Records for the exercise:
··········

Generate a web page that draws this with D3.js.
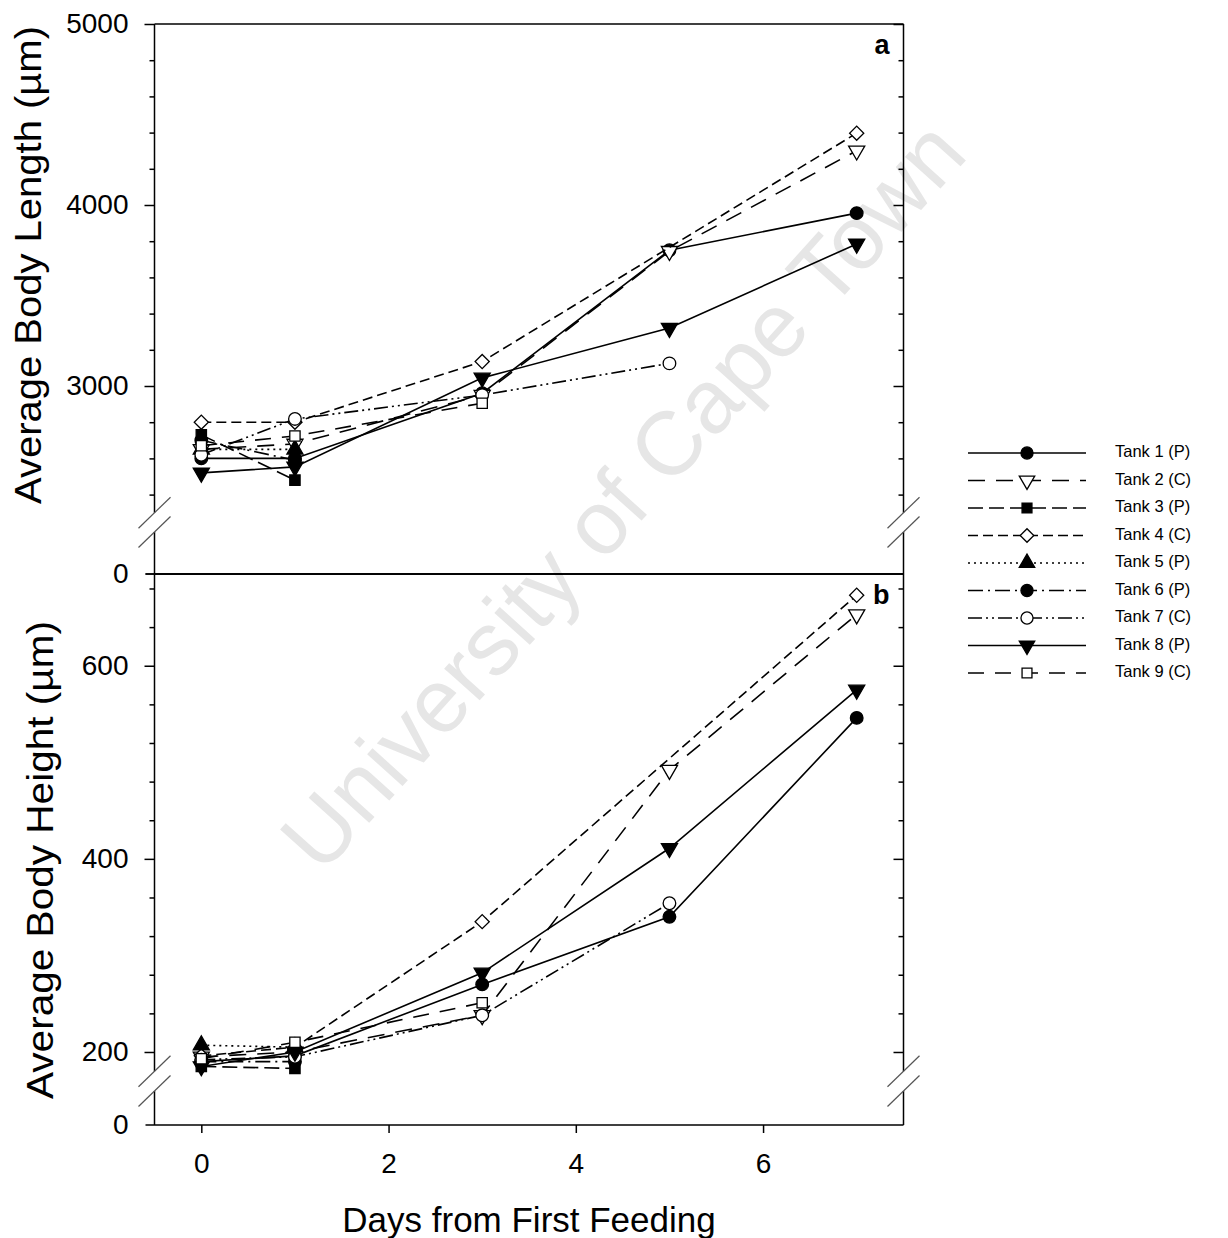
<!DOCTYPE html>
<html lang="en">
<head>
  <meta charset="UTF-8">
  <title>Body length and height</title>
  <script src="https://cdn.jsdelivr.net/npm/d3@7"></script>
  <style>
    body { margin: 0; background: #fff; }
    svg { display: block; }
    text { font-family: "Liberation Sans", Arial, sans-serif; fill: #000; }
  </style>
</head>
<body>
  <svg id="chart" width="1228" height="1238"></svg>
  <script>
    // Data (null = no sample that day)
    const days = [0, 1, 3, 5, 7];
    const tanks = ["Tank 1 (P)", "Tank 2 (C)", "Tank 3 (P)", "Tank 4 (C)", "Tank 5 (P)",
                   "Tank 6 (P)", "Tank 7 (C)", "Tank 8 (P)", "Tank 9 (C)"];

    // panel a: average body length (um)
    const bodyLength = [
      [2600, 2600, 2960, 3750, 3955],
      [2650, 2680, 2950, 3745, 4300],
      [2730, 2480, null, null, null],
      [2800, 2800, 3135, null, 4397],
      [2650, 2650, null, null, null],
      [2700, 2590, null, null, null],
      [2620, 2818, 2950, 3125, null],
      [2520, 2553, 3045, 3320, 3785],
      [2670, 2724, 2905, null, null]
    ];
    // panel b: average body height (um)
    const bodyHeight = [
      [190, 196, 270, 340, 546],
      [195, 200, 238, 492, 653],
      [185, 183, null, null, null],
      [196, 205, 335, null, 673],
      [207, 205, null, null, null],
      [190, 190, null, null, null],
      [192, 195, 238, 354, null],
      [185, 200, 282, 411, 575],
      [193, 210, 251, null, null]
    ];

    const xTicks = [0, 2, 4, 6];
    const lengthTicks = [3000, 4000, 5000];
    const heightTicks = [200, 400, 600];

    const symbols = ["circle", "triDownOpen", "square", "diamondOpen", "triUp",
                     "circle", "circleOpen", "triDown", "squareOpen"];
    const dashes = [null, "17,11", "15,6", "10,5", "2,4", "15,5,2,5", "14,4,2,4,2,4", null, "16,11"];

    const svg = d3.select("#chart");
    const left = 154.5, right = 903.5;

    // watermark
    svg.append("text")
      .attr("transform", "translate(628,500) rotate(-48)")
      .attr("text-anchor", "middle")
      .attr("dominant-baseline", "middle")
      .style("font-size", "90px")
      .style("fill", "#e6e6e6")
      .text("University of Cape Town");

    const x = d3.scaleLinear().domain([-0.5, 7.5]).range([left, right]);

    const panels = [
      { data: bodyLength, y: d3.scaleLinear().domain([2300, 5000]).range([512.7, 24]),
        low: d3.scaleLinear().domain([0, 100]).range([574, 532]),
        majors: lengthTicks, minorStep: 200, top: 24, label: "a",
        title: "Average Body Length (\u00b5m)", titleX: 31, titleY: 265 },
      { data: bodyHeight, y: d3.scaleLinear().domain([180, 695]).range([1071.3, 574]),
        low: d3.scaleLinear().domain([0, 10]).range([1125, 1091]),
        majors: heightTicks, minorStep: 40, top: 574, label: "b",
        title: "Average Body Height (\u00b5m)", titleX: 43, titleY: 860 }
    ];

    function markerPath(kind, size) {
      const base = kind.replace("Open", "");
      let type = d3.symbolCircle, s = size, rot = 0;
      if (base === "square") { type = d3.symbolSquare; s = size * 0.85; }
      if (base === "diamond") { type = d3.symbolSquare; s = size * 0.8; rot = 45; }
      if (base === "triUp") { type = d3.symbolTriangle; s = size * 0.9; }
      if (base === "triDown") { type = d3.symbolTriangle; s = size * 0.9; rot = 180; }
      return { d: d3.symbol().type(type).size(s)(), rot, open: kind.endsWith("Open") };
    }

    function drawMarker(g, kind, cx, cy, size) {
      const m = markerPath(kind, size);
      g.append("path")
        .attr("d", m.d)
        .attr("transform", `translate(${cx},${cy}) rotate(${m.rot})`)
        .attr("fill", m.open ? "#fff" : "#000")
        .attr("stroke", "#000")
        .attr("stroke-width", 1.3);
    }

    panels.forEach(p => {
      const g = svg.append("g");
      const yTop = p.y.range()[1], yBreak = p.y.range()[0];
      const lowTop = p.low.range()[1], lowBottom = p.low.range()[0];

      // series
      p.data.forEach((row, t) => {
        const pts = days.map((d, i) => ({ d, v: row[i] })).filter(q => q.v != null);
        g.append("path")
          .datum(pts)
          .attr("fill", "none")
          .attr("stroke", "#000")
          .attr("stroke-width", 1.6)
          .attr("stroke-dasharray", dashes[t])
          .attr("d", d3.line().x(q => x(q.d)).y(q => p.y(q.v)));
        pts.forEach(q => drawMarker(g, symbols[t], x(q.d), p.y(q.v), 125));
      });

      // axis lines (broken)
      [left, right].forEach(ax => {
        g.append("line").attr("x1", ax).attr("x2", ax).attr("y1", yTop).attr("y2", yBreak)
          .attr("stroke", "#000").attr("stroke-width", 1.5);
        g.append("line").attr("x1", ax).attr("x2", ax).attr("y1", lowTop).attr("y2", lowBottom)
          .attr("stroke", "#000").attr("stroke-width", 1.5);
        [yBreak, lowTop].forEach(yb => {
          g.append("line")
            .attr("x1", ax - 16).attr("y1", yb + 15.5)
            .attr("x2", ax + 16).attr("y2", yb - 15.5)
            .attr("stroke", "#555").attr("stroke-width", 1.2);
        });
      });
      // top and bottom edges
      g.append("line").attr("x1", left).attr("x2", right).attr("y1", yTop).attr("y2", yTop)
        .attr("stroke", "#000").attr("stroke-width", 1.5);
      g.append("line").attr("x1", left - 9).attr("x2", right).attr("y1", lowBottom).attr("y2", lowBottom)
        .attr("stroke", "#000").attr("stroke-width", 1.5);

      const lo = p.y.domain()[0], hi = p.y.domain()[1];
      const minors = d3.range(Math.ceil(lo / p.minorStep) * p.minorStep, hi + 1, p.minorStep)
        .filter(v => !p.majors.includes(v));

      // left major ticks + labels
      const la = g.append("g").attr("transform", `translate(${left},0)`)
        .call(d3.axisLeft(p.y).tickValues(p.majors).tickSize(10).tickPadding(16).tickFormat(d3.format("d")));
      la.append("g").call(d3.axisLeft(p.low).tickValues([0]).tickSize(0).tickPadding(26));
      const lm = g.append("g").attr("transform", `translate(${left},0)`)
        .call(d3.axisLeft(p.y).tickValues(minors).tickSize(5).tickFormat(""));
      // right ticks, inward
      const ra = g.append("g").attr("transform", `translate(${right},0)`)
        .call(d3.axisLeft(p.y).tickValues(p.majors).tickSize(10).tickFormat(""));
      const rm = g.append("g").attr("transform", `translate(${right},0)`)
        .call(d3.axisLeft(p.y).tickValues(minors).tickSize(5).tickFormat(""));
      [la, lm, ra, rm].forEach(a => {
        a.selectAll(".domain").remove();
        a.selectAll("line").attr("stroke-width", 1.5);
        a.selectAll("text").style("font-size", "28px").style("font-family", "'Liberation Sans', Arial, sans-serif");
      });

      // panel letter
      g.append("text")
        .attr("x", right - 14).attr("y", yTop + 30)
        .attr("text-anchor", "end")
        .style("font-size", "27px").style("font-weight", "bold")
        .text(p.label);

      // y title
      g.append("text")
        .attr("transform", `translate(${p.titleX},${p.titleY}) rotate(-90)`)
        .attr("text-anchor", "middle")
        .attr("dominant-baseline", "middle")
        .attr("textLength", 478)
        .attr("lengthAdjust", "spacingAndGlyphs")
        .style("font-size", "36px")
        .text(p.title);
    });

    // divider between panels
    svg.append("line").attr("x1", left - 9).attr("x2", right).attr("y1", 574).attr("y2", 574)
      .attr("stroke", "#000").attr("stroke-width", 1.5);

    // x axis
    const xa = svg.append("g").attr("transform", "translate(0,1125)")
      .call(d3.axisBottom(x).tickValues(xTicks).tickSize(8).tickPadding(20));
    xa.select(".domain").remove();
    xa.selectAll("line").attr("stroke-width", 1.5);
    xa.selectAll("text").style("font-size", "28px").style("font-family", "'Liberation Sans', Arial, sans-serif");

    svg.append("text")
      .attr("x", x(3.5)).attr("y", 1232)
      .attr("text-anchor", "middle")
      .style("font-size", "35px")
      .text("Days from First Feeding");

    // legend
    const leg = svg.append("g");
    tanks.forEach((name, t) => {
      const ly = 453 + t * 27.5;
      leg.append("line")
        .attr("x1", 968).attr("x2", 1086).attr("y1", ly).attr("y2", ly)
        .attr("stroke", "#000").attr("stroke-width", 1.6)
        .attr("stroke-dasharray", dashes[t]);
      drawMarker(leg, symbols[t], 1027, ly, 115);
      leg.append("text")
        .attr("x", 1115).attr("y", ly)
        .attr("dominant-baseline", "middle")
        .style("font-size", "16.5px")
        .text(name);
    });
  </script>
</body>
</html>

··········

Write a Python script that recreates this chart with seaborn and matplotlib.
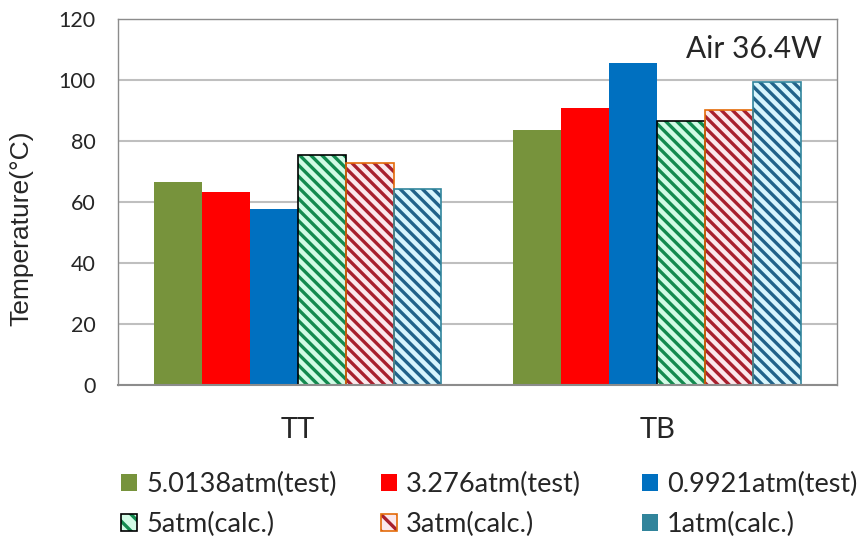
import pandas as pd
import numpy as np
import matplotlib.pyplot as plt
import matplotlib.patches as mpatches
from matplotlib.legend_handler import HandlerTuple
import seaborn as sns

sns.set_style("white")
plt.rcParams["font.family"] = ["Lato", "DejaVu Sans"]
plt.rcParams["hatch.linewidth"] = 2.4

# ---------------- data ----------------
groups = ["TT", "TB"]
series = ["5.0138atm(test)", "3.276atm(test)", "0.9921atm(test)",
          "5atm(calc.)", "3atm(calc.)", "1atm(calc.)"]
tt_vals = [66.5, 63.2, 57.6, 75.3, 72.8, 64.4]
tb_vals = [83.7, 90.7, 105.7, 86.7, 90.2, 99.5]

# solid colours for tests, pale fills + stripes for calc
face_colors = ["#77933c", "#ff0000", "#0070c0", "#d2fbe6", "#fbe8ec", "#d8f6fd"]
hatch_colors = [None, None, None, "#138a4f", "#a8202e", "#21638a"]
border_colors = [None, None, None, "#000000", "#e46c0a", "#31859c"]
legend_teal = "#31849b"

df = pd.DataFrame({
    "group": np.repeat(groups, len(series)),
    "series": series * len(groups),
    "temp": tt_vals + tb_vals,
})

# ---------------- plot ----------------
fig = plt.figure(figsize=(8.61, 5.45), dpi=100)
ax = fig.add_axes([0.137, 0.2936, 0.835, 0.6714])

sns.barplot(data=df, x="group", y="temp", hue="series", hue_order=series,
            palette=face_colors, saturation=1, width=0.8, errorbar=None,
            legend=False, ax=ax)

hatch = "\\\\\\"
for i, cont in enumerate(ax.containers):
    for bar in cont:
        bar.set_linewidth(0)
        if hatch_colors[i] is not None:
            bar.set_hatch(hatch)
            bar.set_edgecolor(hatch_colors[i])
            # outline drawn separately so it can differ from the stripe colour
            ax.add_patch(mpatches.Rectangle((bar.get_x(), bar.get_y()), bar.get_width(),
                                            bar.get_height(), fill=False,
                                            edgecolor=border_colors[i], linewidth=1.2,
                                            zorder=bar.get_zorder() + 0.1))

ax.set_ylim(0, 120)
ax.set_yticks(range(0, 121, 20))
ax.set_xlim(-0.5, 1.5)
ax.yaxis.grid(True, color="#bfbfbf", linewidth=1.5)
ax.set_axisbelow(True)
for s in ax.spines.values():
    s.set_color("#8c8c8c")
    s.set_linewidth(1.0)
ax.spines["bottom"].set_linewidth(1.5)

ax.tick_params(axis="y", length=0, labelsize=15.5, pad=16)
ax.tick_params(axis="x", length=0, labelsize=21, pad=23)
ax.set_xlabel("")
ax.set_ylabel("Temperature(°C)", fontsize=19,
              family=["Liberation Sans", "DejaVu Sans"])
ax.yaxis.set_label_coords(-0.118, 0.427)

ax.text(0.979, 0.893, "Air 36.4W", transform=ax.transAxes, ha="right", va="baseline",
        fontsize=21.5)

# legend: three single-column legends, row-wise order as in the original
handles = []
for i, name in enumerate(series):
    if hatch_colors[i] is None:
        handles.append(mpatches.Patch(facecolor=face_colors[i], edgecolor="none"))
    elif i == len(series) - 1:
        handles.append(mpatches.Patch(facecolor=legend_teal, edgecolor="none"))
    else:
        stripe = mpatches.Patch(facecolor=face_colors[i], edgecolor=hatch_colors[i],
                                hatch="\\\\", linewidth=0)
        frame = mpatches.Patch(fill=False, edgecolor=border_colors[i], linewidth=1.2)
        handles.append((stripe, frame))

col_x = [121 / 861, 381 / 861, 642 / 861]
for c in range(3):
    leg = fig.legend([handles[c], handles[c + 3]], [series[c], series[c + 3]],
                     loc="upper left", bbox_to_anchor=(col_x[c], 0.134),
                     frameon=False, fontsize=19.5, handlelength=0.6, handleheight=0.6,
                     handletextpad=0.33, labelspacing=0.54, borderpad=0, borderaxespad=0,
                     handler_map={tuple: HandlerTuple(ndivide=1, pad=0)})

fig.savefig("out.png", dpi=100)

··········

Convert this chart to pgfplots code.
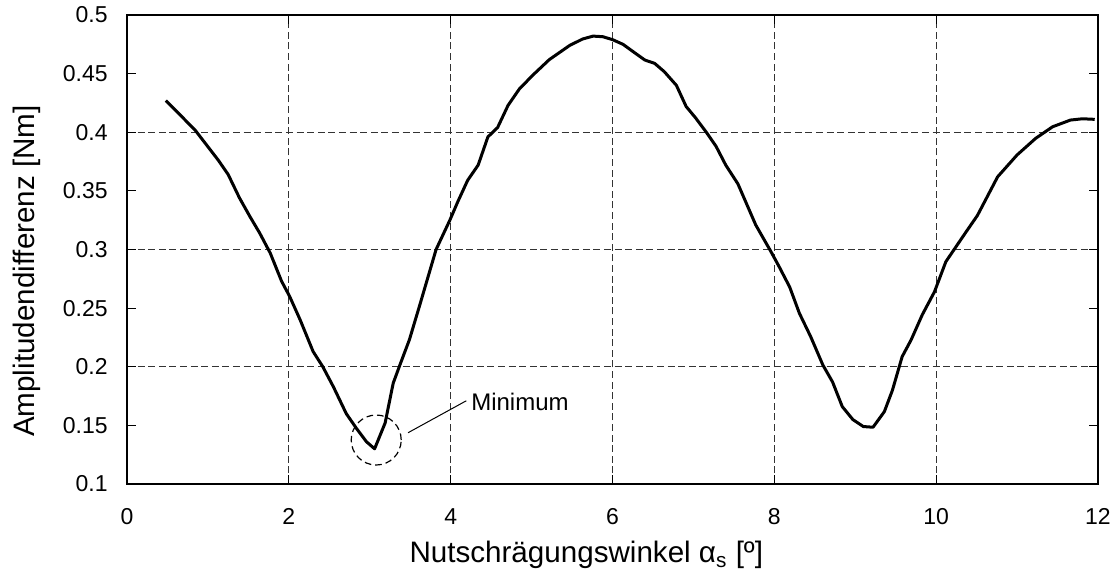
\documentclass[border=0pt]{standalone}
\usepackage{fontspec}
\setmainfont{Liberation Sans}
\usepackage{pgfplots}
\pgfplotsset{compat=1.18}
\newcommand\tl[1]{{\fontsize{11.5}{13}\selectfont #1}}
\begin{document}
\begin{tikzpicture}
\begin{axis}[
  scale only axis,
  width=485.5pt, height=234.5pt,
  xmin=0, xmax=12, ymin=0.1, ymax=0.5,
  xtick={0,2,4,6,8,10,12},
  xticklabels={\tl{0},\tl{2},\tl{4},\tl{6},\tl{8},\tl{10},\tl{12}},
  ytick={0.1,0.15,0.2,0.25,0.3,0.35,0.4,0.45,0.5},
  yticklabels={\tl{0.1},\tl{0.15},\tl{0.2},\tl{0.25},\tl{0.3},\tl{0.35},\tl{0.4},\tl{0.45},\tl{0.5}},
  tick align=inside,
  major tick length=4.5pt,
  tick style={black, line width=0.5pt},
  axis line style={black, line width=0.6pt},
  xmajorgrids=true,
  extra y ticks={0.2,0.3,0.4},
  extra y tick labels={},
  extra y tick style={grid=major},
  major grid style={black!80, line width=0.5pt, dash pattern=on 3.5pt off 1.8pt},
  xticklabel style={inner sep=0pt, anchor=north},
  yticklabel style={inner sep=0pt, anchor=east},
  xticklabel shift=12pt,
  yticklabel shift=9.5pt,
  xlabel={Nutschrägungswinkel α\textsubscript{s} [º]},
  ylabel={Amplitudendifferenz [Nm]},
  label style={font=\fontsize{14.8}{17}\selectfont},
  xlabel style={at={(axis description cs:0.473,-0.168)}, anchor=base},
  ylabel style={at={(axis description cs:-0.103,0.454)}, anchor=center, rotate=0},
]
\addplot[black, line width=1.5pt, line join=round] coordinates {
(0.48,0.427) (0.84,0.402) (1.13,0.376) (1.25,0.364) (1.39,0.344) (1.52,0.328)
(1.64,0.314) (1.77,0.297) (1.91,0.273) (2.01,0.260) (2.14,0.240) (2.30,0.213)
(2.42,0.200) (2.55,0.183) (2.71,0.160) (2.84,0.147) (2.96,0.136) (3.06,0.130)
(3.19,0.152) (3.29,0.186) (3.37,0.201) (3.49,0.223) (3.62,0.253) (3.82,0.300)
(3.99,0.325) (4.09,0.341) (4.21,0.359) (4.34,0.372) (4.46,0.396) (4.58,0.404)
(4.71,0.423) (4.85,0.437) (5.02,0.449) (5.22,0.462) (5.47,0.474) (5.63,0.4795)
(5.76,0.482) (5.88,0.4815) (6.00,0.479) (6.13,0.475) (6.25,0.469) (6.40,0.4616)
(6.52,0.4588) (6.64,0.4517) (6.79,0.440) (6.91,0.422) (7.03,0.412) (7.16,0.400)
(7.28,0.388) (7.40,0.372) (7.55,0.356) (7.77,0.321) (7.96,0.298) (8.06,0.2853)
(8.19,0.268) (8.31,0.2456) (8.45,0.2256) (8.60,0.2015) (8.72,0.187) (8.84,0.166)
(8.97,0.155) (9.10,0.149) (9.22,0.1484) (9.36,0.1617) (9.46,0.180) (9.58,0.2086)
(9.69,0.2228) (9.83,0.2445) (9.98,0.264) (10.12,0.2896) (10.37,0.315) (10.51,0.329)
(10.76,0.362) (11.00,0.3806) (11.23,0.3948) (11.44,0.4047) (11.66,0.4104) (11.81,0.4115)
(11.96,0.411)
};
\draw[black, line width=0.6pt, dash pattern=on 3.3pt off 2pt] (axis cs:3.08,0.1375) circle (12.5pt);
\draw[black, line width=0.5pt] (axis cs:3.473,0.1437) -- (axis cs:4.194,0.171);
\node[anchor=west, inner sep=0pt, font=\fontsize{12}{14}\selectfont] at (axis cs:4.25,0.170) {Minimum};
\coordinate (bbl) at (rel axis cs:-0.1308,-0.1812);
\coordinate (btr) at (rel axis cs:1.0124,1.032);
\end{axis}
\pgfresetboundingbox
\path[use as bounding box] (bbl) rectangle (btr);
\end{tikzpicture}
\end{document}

··········

Problem:
Above are the records. Print exactly the lines from the one containing "Write a Python" to the one containing "import seaborn as sns", both included, and nothing else; pictures are excluded.

Reply:
Write a Python script that recreates this chart with seaborn and matplotlib.
import pandas as pd
import numpy as np
import matplotlib.pyplot as plt
import matplotlib.patches as mpatches
from matplotlib.legend_handler import HandlerTuple
import seaborn as sns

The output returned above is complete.